▸ Objective:
Look through the data below and output, unchanged, every line from the one holding "Emit a web page" through the one holding "const levelH = 27.5;", inclusive. Skip the pictures.

Start of Supplied data

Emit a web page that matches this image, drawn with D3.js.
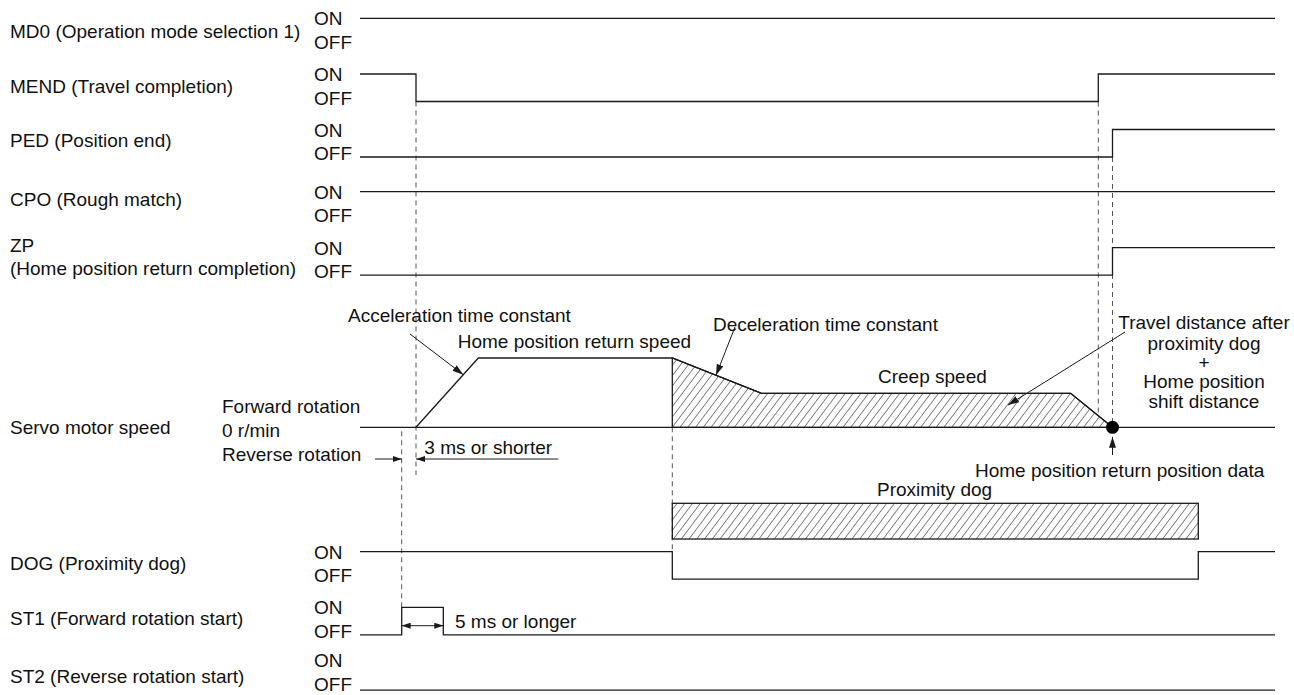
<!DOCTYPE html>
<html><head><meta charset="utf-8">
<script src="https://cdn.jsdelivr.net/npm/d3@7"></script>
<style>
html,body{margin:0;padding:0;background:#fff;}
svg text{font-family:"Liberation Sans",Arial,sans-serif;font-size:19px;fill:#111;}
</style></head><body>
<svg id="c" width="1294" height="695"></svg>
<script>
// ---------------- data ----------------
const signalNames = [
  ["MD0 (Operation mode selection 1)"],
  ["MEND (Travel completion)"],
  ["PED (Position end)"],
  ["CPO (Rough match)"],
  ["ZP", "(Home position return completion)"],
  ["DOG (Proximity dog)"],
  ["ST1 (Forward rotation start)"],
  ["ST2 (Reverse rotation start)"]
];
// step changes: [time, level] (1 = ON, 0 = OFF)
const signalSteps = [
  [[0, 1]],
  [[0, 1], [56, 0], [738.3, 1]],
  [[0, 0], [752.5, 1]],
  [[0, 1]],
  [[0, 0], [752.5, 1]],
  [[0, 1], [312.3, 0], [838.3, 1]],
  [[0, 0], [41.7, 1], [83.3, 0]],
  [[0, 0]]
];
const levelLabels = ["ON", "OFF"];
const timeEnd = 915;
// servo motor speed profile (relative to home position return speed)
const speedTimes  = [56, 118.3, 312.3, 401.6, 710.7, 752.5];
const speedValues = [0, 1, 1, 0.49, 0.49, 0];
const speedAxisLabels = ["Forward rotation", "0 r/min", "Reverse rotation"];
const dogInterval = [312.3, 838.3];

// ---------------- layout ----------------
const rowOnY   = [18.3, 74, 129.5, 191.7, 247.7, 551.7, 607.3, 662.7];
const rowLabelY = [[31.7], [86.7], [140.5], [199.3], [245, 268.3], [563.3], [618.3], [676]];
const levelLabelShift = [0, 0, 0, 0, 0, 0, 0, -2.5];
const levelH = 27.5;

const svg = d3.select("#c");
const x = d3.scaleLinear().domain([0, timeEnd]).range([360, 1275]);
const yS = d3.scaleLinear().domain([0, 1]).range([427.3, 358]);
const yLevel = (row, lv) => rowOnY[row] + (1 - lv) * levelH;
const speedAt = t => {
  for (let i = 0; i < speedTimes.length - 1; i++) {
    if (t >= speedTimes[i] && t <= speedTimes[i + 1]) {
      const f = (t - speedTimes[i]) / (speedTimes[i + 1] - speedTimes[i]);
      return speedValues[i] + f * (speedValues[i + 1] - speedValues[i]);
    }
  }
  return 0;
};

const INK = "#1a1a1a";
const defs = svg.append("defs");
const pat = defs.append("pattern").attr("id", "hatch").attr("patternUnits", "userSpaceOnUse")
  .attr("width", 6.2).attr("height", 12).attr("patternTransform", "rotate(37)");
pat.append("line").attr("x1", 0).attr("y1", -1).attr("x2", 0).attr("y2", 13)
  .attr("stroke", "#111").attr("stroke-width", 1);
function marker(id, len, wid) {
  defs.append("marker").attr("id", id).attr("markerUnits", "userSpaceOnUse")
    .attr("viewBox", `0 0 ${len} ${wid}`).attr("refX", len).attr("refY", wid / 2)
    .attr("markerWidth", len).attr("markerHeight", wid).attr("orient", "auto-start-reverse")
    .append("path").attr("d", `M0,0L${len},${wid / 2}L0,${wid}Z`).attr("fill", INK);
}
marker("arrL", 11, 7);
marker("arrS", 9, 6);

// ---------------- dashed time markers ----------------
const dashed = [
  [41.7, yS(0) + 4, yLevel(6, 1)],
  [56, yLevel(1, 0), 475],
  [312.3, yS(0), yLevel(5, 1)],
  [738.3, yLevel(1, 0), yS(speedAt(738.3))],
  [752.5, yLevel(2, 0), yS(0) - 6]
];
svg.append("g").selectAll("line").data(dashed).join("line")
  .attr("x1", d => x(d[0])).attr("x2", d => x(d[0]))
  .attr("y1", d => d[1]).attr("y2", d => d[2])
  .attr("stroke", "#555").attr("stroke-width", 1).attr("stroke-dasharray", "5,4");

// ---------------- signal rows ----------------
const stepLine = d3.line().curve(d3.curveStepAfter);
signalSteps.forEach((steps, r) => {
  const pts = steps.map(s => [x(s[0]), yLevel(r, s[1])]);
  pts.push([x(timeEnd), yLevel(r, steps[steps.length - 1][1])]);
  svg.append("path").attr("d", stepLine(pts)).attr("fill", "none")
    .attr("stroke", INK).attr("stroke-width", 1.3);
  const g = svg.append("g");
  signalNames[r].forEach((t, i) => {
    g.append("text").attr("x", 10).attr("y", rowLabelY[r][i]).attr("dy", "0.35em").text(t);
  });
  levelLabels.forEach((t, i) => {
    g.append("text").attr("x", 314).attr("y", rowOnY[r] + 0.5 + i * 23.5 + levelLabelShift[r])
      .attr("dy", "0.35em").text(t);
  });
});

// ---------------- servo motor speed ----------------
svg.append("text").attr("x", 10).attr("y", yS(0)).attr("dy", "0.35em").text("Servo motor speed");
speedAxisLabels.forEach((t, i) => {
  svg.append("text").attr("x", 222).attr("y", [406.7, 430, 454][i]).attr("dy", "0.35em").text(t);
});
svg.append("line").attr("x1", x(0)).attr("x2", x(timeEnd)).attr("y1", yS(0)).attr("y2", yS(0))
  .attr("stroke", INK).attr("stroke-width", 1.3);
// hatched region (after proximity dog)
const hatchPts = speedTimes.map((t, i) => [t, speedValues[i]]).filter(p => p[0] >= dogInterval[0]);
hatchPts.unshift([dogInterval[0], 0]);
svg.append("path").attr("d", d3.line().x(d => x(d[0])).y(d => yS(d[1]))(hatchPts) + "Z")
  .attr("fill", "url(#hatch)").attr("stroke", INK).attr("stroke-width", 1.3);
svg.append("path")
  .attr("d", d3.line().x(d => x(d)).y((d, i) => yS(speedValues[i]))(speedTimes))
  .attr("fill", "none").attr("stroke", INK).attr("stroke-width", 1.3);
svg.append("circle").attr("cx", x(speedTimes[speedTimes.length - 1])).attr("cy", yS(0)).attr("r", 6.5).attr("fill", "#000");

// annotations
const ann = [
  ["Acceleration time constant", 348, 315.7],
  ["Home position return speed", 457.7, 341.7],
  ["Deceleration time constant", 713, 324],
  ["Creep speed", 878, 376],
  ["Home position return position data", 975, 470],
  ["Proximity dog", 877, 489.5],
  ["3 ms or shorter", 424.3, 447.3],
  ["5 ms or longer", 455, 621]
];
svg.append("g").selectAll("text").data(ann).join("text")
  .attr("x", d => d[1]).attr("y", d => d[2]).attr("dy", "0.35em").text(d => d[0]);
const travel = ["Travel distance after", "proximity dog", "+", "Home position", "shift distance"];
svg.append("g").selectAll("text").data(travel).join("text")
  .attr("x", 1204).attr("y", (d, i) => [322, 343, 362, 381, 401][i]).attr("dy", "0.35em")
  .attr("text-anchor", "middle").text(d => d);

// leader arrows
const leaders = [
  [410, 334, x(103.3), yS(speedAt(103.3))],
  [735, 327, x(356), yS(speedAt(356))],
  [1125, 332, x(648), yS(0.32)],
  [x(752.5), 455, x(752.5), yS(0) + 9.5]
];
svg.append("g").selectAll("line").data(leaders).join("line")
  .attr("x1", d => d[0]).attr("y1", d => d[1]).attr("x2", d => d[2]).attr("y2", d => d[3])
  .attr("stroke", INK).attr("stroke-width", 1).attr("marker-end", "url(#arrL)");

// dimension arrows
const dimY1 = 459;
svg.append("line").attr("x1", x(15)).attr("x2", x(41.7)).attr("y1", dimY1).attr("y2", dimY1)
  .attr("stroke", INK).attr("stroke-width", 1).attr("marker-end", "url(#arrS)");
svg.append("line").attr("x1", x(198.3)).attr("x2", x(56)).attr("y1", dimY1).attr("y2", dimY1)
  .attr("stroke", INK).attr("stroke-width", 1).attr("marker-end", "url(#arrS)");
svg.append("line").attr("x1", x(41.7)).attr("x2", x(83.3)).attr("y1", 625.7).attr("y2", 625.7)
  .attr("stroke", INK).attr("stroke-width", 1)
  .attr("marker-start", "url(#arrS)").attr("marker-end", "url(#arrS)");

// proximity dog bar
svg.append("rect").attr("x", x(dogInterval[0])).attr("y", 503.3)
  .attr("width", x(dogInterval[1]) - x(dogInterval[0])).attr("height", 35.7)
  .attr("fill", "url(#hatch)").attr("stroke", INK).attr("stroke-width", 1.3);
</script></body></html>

End of Supplied data
Start of Supplied data

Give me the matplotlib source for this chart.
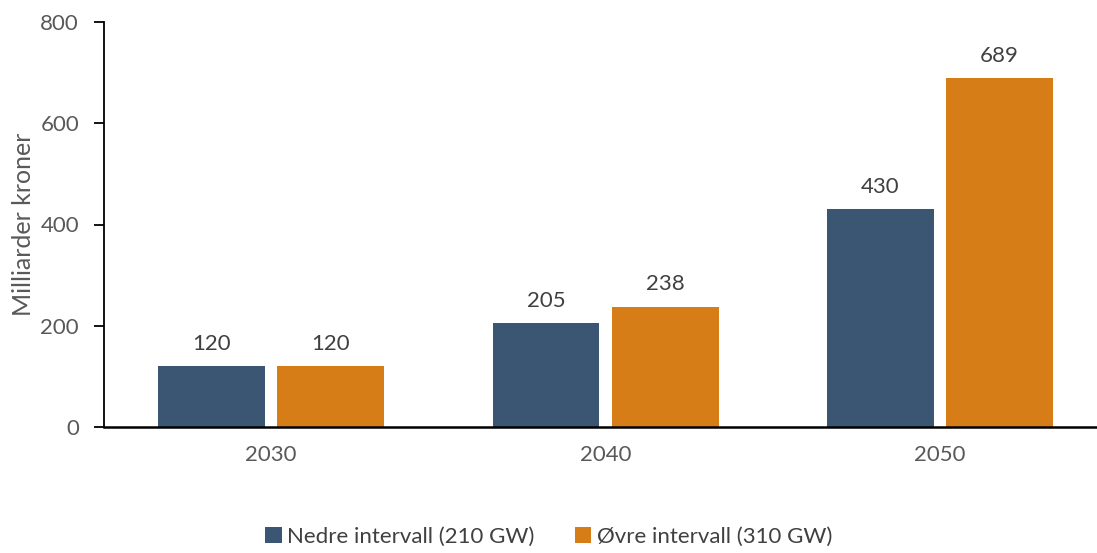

End of Supplied data
Start of Supplied data

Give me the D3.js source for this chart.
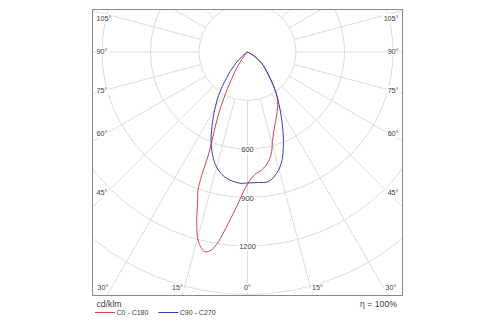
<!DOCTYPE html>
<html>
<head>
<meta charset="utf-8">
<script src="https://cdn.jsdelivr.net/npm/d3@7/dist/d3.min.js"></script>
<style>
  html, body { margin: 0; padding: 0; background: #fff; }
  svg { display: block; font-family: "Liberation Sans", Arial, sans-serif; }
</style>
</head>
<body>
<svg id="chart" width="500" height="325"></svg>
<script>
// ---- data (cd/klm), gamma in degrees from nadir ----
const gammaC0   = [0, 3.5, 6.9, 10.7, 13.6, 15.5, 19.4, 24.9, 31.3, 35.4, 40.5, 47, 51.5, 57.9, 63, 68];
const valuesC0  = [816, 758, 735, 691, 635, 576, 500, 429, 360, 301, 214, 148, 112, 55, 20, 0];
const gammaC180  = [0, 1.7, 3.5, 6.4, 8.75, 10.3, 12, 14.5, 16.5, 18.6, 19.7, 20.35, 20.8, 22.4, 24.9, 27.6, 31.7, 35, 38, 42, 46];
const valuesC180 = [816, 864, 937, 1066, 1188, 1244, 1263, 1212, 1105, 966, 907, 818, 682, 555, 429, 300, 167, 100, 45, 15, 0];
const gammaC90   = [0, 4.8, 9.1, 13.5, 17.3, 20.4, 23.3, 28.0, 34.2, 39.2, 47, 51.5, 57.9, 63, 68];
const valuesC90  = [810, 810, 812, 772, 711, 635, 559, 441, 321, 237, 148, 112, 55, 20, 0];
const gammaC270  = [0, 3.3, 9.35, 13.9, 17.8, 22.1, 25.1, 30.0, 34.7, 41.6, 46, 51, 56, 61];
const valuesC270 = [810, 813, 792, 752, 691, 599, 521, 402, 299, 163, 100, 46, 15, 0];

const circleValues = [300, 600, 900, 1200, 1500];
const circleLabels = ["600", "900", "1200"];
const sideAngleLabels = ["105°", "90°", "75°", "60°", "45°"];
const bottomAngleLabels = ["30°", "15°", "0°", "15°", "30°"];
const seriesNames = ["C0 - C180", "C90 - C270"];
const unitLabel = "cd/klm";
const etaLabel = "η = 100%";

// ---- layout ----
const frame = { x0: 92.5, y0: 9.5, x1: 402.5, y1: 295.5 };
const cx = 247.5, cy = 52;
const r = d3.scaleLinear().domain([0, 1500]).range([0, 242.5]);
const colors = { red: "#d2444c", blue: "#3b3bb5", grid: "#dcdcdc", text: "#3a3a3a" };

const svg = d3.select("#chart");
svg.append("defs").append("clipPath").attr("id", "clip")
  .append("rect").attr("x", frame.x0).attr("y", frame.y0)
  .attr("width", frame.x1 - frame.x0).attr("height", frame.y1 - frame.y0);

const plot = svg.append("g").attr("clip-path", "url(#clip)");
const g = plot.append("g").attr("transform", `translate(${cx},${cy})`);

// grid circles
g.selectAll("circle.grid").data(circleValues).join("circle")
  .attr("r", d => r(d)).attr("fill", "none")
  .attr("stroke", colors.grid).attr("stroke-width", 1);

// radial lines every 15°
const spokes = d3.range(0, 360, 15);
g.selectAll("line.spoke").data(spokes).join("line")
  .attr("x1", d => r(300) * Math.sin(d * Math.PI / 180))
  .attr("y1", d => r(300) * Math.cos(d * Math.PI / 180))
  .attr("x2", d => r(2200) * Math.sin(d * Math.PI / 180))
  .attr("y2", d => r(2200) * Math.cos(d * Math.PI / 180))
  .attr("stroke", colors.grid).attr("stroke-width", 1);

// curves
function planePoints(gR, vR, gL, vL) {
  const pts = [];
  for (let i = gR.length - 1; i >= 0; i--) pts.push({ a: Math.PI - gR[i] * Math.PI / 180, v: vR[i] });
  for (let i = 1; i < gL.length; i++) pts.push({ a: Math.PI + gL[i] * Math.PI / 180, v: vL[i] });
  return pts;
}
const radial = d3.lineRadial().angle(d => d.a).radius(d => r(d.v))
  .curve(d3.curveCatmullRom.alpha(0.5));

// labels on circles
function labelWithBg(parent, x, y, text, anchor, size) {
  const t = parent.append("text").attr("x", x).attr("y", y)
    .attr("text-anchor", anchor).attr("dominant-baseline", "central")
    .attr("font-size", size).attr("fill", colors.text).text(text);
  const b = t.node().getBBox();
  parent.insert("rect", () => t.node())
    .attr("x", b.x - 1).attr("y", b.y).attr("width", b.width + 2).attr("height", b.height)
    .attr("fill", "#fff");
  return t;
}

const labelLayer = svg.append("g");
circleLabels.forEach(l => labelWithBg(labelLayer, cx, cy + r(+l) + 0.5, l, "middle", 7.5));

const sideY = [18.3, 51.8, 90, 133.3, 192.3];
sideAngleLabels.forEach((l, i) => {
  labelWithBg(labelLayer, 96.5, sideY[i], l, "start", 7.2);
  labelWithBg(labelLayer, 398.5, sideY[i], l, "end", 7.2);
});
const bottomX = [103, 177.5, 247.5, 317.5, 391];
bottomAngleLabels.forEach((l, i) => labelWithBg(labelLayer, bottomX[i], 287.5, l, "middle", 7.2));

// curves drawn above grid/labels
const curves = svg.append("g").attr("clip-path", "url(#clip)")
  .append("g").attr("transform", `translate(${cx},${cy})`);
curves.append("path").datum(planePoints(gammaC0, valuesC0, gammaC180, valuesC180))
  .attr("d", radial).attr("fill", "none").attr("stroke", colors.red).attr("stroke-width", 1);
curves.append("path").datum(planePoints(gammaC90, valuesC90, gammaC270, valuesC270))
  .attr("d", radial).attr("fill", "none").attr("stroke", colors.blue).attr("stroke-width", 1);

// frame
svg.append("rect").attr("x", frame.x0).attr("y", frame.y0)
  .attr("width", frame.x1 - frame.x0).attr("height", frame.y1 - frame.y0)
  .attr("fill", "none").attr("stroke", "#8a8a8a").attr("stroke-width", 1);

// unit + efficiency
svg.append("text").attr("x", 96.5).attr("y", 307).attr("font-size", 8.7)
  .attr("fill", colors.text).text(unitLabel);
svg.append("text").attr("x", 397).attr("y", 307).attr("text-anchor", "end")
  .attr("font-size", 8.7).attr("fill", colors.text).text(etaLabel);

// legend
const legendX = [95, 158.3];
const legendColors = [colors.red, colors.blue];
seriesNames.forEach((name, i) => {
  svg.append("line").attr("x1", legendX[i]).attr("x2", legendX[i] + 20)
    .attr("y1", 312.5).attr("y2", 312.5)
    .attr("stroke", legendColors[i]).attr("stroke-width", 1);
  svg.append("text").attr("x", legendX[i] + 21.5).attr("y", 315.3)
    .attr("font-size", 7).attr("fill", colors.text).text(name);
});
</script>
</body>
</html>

End of Supplied data

▸ The answer:
Emit a web page that matches this image, drawn with D3.js.
<!DOCTYPE html>
<html><head><meta charset="utf-8">
<script src="https://cdn.jsdelivr.net/npm/d3@7"></script>
<style>
html,body{margin:0;padding:0;background:#fff;}
svg text{font-family:"Liberation Sans",Arial,sans-serif;font-size:19px;fill:#111;}
</style></head><body>
<svg id="c" width="1294" height="695"></svg>
<script>
// ---------------- data ----------------
const signalNames = [
  ["MD0 (Operation mode selection 1)"],
  ["MEND (Travel completion)"],
  ["PED (Position end)"],
  ["CPO (Rough match)"],
  ["ZP", "(Home position return completion)"],
  ["DOG (Proximity dog)"],
  ["ST1 (Forward rotation start)"],
  ["ST2 (Reverse rotation start)"]
];
// step changes: [time, level] (1 = ON, 0 = OFF)
const signalSteps = [
  [[0, 1]],
  [[0, 1], [56, 0], [738.3, 1]],
  [[0, 0], [752.5, 1]],
  [[0, 1]],
  [[0, 0], [752.5, 1]],
  [[0, 1], [312.3, 0], [838.3, 1]],
  [[0, 0], [41.7, 1], [83.3, 0]],
  [[0, 0]]
];
const levelLabels = ["ON", "OFF"];
const timeEnd = 915;
// servo motor speed profile (relative to home position return speed)
const speedTimes  = [56, 118.3, 312.3, 401.6, 710.7, 752.5];
const speedValues = [0, 1, 1, 0.49, 0.49, 0];
const speedAxisLabels = ["Forward rotation", "0 r/min", "Reverse rotation"];
const dogInterval = [312.3, 838.3];

// ---------------- layout ----------------
const rowOnY   = [18.3, 74, 129.5, 191.7, 247.7, 551.7, 607.3, 662.7];
const rowLabelY = [[31.7], [86.7], [140.5], [199.3], [245, 268.3], [563.3], [618.3], [676]];
const levelLabelShift = [0, 0, 0, 0, 0, 0, 0, -2.5];
const levelH = 27.5;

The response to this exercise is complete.